What’s with all the up-down talk in 2 Kings 1? The Angel of Yahweh sends Elijah to “ascend to call” the messengers/angels of Ahaziah (v. 3), and Elijah’s message is that Ahaziah will never “come down” from the bed where he “ascended” (v. 3). That oracle, including the “come down” and “go up” is repeated in verses 6 and 16, and in between you have two captains with their fifty soldiers “go up” to the hill of Elijah (vv. 9) to command him to “come down” (vv. 9, 11). Instead of Elijah, fire “came down” from above, as ELijah had predicted (vv. 10, 12). The third captain “went up” (v. 13), and because of his humility, Yahweh tells Elijah to “go down” to the king, which he does (vv. 15).
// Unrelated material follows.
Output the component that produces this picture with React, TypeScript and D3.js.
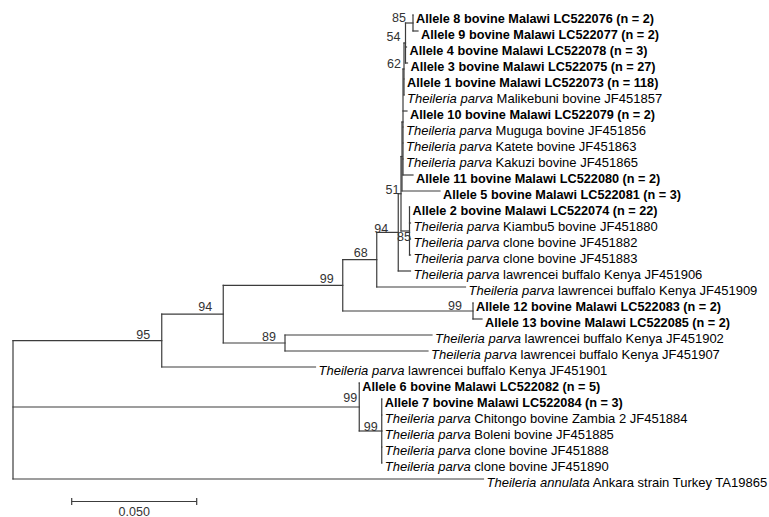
import { hierarchy, scaleLinear, HierarchyNode } from 'd3'
import { useMemo } from 'react'

// leaves from top to bottom; species is drawn in italics, bold rows are the Malawi alleles
const leaves = [
  { id: 'A8', species: '', text: 'Allele 8 bovine Malawi LC522076 (n = 2)', bold: true, length: 0 },
  { id: 'A9', species: '', text: 'Allele 9 bovine Malawi LC522077 (n = 2)', bold: true, length: 0.002 },
  { id: 'A4', species: '', text: 'Allele 4 bovine Malawi LC522078 (n = 3)', bold: true, length: 0.0004 },
  { id: 'A3', species: '', text: 'Allele 3 bovine Malawi LC522075 (n = 27)', bold: true, length: 0.0008 },
  { id: 'A1', species: '', text: 'Allele 1 bovine Malawi LC522073 (n = 118)', bold: true, length: 0 },
  { id: 'JF451857', species: 'Theileria parva', text: 'Malikebuni bovine JF451857', bold: false, length: 0 },
  { id: 'A10', species: '', text: 'Allele 10 bovine Malawi LC522079 (n = 2)', bold: true, length: 0.0016 },
  { id: 'JF451856', species: 'Theileria parva', text: 'Muguga bovine JF451856', bold: false, length: 0 },
  { id: 'JF451863', species: 'Theileria parva', text: 'Katete bovine JF451863', bold: false, length: 0 },
  { id: 'JF451865', species: 'Theileria parva', text: 'Kakuzi bovine JF451865', bold: false, length: 0 },
  { id: 'A11', species: '', text: 'Allele 11 bovine Malawi LC522080 (n = 2)', bold: true, length: 0.004 },
  { id: 'A5', species: '', text: 'Allele 5 bovine Malawi LC522081 (n = 3)', bold: true, length: 0.0152 },
  { id: 'A2', species: '', text: 'Allele 2 bovine Malawi LC522074 (n = 22)', bold: true, length: 0 },
  { id: 'JF451880', species: 'Theileria parva', text: 'Kiambu5 bovine JF451880', bold: false, length: 0.0004 },
  { id: 'JF451882', species: 'Theileria parva', text: 'clone bovine JF451882', bold: false, length: 0.0004 },
  { id: 'JF451883', species: 'Theileria parva', text: 'clone bovine JF451883', bold: false, length: 0.0004 },
  { id: 'JF451906', species: 'Theileria parva', text: 'lawrencei buffalo Kenya JF451906', bold: false, length: 0.0049 },
  { id: 'JF451909', species: 'Theileria parva', text: 'lawrencei buffalo Kenya JF451909', bold: false, length: 0.0355 },
  { id: 'A12', species: '', text: 'Allele 12 bovine Malawi LC522083 (n = 2)', bold: true, length: 0 },
  { id: 'A13', species: '', text: 'Allele 13 bovine Malawi LC522085 (n = 2)', bold: true, length: 0.0036 },
  { id: 'JF451902', species: 'Theileria parva', text: 'lawrencei buffalo Kenya JF451902', bold: false, length: 0.0588 },
  { id: 'JF451907', species: 'Theileria parva', text: 'lawrencei buffalo Kenya JF451907', bold: false, length: 0.0572 },
  { id: 'JF451901', species: 'Theileria parva', text: 'lawrencei buffalo Kenya JF451901', bold: false, length: 0.0615 },
  { id: 'A6', species: '', text: 'Allele 6 bovine Malawi LC522082 (n = 5)', bold: true, length: 0 },
  { id: 'A7', species: '', text: 'Allele 7 bovine Malawi LC522084 (n = 3)', bold: true, length: 0 },
  { id: 'JF451884', species: 'Theileria parva', text: 'Chitongo bovine Zambia 2 JF451884', bold: false, length: 0 },
  { id: 'JF451885', species: 'Theileria parva', text: 'Boleni bovine JF451885', bold: false, length: 0 },
  { id: 'JF451888', species: 'Theileria parva', text: 'clone bovine JF451888', bold: false, length: 0 },
  { id: 'JF451890', species: 'Theileria parva', text: 'clone bovine JF451890', bold: false, length: 0 },
  { id: 'TA19865', species: 'Theileria annulata', text: 'Ankara strain Turkey TA19865', bold: false, length: 0.1882 },
]

// internal nodes: children in drawing order, branch length, bootstrap support
const clades = [
  { id: 'root', children: ['N95', 'N99a', 'TA19865'], length: 0, support: null },
  { id: 'N95', children: ['N94a', 'JF451901'], length: 0.0595, support: 95 },
  { id: 'N94a', children: ['N99', 'N89'], length: 0.0246, support: 94 },
  { id: 'N99', children: ['N68', 'N1213'], length: 0.0478, support: 99 },
  { id: 'N68', children: ['N94', 'JF451909'], length: 0.0136, support: 68 },
  { id: 'N94', children: ['N51', 'JF451906'], length: 0.0086, support: 94 },
  { id: 'N51', children: ['Y', 'N85b'], length: 0.0011, support: 51 },
  { id: 'Y', children: ['X', 'A5'], length: 0.0004, support: null },
  { id: 'X', children: ['N62', 'A10', 'JF451856', 'JF451863', 'JF451865', 'A11'], length: 0.0004, support: null },
  { id: 'N62', children: ['N54', 'A1', 'JF451857'], length: 0.0004, support: 62 },
  { id: 'N54', children: ['N85', 'A4', 'A3'], length: 0.0006, support: 54 },
  { id: 'N85', children: ['A8', 'A9'], length: 0.003, support: 85 },
  { id: 'N85b', children: ['A2', 'JF451880', 'JF451882', 'JF451883'], length: 0.0034, support: 85 },
  { id: 'N1213', children: ['A12', 'A13'], length: 0.0521, support: 99 },
  { id: 'N89', children: ['JF451902', 'JF451907'], length: 0.0247, support: 89 },
  { id: 'N99a', children: ['A6', 'N99b'], length: 0.1385, support: 99 },
  { id: 'N99b', children: ['A7', 'JF451884', 'JF451885', 'JF451888', 'JF451890'], length: 0.009, support: 99 },
]

const scaleBarValue = 0.05
const scaleBarLabel = '0.050'

interface TreeDatum {
  id: string
  length: number
  support: number | null
  leaf?: (typeof leaves)[number]
  children?: TreeDatum[]
}

type PosNode = HierarchyNode<TreeDatum> & { px: number; py: number; dist: number }

const width = 769
const height = 517
const lineColor = '#3c3c3c'
const font = 'Arial, "Liberation Sans", sans-serif'

// where a support value sits relative to its node (dx, dy); MEGA shifts a few to dodge crowding
const defaultLabelShift: [number, number] = [-9, -2.5]
const labelShift: Record<string, [number, number]> = {
  N99a: [-2, -5],
  N99b: [-4, -0.5],
  N51: [-1.5, 0],
  N62: [-3, -1],
  N54: [-5, -2],
  N85: [-7, -1.5],
  N85b: [1.5, 10],
  N94: [-10, 0.5],
  N1213: [-11, -1.5],
  N95: [-11.5, -2],
  N94a: [-11, -3],
}

function buildTree(): TreeDatum {
  const byId = new Map<string, TreeDatum>()
  leaves.forEach((l) => byId.set(l.id, { id: l.id, length: l.length, support: null, leaf: l }))
  clades.forEach((c) => byId.set(c.id, { id: c.id, length: c.length, support: c.support, children: [] }))
  clades.forEach((c) => {
    byId.get(c.id)!.children = c.children.map((k) => byId.get(k)!)
  })
  return byId.get('root')!
}

export default function App() {
  const nodes = useMemo(() => {
    const root = hierarchy(buildTree(), (d) => d.children) as PosNode
    const x = scaleLinear().domain([0, scaleBarValue]).range([13, 138])
    const y = scaleLinear().domain([0, leaves.length - 1]).range([15, 479])

    root.eachBefore((n) => {
      const p = n as PosNode
      p.dist = (p.parent ? (p.parent as PosNode).dist : 0) + p.data.length
      p.px = x(p.dist)
    })
    root.leaves().forEach((l, i) => {
      ;(l as PosNode).py = y(i)
    })
    root.eachAfter((n) => {
      const p = n as PosNode
      if (p.children) {
        const first = p.children[0] as PosNode
        const last = p.children[p.children.length - 1] as PosNode
        p.py = (first.py + last.py) / 2
      }
    })
    return { all: root.descendants() as PosNode[], x }
  }, [])

  const barX0 = 71.7
  const barX1 = barX0 + (nodes.x(scaleBarValue) - nodes.x(0))
  const barY = 501.5

  return (
    <div style={{ position: 'absolute', left: 0, top: 0 }}>
      <svg width={width} height={height} style={{ display: 'block', background: '#fff' }}>
        <g stroke={lineColor} strokeWidth={1.2} fill="none" strokeLinecap="square">
          {nodes.all.map((n) => {
            const parent = n.parent as PosNode | null
            return (
              <g key={n.data.id}>
                {parent && <line x1={parent.px} x2={n.px} y1={n.py} y2={n.py} />}
                {n.children && (
                  <line
                    x1={n.px}
                    x2={n.px}
                    y1={(n.children[0] as PosNode).py}
                    y2={(n.children[n.children.length - 1] as PosNode).py}
                  />
                )}
              </g>
            )
          })}
        </g>

        <g fontFamily={font} fill="#000">
          {nodes.all
            .filter((n) => n.data.leaf)
            .map((n) => {
              const leaf = n.data.leaf!
              return (
                <text
                  key={n.data.id}
                  x={n.px + 3}
                  y={n.py + 8}
                  fontSize={leaf.bold ? 12.7 : 13}
                  fontWeight={leaf.bold ? 'bold' : 'normal'}
                >
                  {leaf.species && <tspan fontStyle="italic">{leaf.species}</tspan>}
                  {leaf.species ? ' ' + leaf.text : leaf.text}
                </text>
              )
            })}
        </g>

        <g fontFamily={font} fill="#333" fontSize={12.5} textAnchor="end">
          {nodes.all
            .filter((n) => n.data.support !== null)
            .map((n) => {
              const [dx, dy] = labelShift[n.data.id] ?? defaultLabelShift
              return (
                <text key={n.data.id} x={n.px + dx} y={n.py + dy}>
                  {n.data.support}
                </text>
              )
            })}
        </g>

        <g stroke={lineColor} strokeWidth={1.2}>
          <line x1={barX0} x2={barX1} y1={barY} y2={barY} />
          <line x1={barX0} x2={barX0} y1={barY - 3.5} y2={barY + 3.5} />
          <line x1={barX1} x2={barX1} y1={barY - 3.5} y2={barY + 3.5} />
        </g>
        <text
          x={(barX0 + barX1) / 2}
          y={barY + 14}
          textAnchor="middle"
          fontFamily={font}
          fontSize={12.5}
          fill="#333"
        >
          {scaleBarLabel}
        </text>
      </svg>
    </div>
  )
}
And all this is precipitated by Ahaziah’s “fall” from an upper chamber (v. 2).


Let’s start with the obvious. Elijah is high up, exalted like Yahweh on a mountain. He will come down to deliver a message, but only on Yahweh’s terms. The prophet is a man who has “gone up” to the presence of God, and therefore can “come down” to deliver Yahweh’s word. Further, of course, this up-down pattern underscores the parallels between Elijah and the fire of God. As noted in an earlier post, there is a pun on “man of God” and “fire of God” (v. 12). God sends the fire of judgment on the soldier of Ahaziah, and sends the firey man. Finally, with regard to Elijah, he is soon going to “ascend” permanently (2:11) and never descend again. Elisha takes the mantle that Elijah leaves behind; by his “spirit,” of which Elisha receives a double portion, Elijah “comes down” again to carry on the work. Divine power is not merely shown in exaltation, being high, but in the power of descent, in the ministry of “coming down.” Ascension is a demonstration of divine power; but so is, perhaps more, incarnation.

There is also an evident contrast between Elijah and Ahaziah. Ahaziah goes up, and never comes down. He dies in a “high place,” ironcally so since he became ill by falling from a high place. Likewise, as Greyfriar student Peter Roise pointed out to me, the first two contingents of soliders “go up” to Elijah and never come back down because the fire of God comes down and destroys them. This is unusual, it seems: Usually the wicked are pictured as being destroyed by falling, by being lowered into something, by going down to the pit. But here, though Ahaziah falls from a height at the beginning of the story, he dies in a “high place” from which he never comes down. There’s some kind of profound reversal here, but its precise character eludes.